At A Glance
A breathtaking mural composed of hundreds of thousands of irreplaceable glass tessarae in more than 260 color tones
Designated as the City’s first “historic object” by the Philadelphia Historical Commission after it risked being removed and sold to an anonymous buyer
This mosaic was the only collaboration between Maxfield Parrish and glass master Louis Comfort Tiffany
Publisher Cyrus Curtis was familiar with the work of Maxfield Parrish, whose magazine illustrations were highly popular and distinctive. He commissioned Parrish to design a mural for the entrance to the lobby of the Curtis Publishing Company and asked glass master Louis Comfort Tiffany to fabricate it. Facing Independence National Historical Park, the breathtaking mural was installed in 1916 and was the only collaboration between these two significant artists. The mural is composed of hundreds of thousands of irreplaceable glass tessarae in more than 260 color tones, weighing in excess of four tons.
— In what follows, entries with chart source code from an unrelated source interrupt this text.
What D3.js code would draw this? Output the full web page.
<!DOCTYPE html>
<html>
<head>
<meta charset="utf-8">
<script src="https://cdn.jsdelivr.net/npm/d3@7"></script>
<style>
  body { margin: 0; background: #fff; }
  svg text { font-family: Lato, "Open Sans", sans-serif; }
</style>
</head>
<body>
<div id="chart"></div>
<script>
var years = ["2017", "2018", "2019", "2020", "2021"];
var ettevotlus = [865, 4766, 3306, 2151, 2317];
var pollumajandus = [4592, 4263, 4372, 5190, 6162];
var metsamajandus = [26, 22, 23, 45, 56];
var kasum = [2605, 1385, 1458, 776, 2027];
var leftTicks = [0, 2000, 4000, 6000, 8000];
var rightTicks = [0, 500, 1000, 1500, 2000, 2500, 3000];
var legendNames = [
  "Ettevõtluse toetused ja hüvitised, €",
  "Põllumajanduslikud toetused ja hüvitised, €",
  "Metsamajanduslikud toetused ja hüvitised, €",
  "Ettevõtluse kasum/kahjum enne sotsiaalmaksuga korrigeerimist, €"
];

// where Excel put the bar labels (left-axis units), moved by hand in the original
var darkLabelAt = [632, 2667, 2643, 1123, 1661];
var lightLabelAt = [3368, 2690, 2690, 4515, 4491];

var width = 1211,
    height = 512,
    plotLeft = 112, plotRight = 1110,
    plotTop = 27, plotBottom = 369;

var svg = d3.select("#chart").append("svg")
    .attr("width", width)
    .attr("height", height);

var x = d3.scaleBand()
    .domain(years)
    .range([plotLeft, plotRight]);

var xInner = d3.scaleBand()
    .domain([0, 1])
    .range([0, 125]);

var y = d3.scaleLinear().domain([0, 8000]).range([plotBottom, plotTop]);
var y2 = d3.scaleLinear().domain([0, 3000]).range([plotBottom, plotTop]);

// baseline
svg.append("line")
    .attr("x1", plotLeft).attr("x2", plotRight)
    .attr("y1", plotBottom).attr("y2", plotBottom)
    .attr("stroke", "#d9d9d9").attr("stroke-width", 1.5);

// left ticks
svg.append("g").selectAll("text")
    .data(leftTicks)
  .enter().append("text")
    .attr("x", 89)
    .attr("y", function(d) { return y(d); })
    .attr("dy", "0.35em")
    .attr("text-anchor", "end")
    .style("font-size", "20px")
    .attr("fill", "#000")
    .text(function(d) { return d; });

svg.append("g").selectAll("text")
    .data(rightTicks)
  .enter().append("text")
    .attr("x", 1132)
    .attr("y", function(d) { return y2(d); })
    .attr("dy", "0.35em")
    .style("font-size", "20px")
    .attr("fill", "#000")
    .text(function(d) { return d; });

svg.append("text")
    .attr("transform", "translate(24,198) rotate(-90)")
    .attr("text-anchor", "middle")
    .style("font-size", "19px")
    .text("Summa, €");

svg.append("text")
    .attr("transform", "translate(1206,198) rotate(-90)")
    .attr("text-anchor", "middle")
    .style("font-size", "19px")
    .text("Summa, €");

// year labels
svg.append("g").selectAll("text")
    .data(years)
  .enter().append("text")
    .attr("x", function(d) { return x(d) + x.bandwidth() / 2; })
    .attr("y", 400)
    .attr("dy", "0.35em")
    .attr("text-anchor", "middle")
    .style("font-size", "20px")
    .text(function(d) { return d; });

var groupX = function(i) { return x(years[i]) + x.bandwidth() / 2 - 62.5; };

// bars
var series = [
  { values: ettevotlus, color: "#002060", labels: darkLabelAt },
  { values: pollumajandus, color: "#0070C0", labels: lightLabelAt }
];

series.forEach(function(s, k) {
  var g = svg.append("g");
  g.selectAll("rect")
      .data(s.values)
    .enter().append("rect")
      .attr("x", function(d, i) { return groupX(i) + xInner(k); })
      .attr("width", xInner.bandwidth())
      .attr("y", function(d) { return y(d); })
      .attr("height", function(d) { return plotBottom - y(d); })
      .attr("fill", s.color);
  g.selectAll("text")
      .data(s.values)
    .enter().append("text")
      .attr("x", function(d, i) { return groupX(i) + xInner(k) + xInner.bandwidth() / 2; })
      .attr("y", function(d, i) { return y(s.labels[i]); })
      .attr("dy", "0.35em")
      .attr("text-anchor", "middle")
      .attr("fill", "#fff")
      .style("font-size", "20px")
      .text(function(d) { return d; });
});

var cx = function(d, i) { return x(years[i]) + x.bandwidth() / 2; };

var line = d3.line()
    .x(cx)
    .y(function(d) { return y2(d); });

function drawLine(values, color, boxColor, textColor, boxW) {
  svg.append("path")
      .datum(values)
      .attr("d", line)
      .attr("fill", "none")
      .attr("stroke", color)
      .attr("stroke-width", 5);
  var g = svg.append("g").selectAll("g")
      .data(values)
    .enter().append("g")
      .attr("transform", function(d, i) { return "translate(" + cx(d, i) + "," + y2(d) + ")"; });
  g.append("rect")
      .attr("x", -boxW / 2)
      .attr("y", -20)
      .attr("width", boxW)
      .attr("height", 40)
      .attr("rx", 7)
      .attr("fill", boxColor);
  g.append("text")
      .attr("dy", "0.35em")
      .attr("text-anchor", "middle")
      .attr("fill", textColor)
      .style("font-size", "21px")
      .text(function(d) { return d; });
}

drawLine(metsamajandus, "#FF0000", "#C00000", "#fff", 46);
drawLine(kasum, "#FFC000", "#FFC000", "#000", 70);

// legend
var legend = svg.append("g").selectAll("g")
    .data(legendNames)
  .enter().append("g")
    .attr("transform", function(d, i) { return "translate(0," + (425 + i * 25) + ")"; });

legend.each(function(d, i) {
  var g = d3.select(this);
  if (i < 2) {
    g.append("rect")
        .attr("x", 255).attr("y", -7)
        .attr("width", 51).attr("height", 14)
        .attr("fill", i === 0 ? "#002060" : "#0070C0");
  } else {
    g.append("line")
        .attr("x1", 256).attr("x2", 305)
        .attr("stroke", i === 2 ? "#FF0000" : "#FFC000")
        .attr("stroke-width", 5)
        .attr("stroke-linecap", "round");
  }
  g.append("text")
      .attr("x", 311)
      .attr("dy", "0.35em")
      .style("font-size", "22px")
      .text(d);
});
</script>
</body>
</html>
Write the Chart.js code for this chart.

In 1998 news broke that The Dream Garden was about to be removed and sold to an anonymous buyer by the Estate of developer and arts patron Jack Merriam.
The Association argued that the mural is a site-specific work of public art integral to the historic building in which it is located
The beneficiaries of the estate were four non-profit education and arts institutions and Merriam’s widow, who died before the disposition of The Dream Garden was settled. After considerable public outcry, the buyer decided not to pursue the purchase. To provide greater protection for the mural in the future, the Philadelphia Historical Commission designated the mural as the City’s first “historic object,” under an existing provision of the historic preservation ordinance. The Merriam estate appealed the designation and filed for a demolition permit.
The Fairmount Park Art Association (now the Association for Public Art) with the Philadelphia Volunteer Lawyers for the Arts were actively involved in representing the public interest in the complex regulatory and legal proceedings. The Association argued that the mural is a site-specific work of public art integral to the historic building in which it is located, that it was created and located for the enjoyment of the public, and that its relocation risked damage to the work.
For more than three years, various appeals were pursued, from the city’s license and inspection review board to the Commonwealth Court. The City defended its designation and was joined in this effort by the Association, the Preservation Alliance for Greater Philadelphia, the Pennsylvania Historical and Museum Commission, Preservation Pennsylvania, and the National Trust for Historic Preservation. A citizen’s activist group, The Coalition for Philadelphia Art, regularly picketed outside the building to call attention to the mural’s threatened status.
Finally, in a sweeping gesture of civic rescue, in 2001 the Pew Charitable Trusts agreed to provide funds to buy out the interest of the owner’s heirs, and the three remaining beneficiaries turned the mural over to the Pennsylvania Academy of the Fine Arts with the understanding that it will remain in the lobby of the Curtis Building, its home for nearly a century.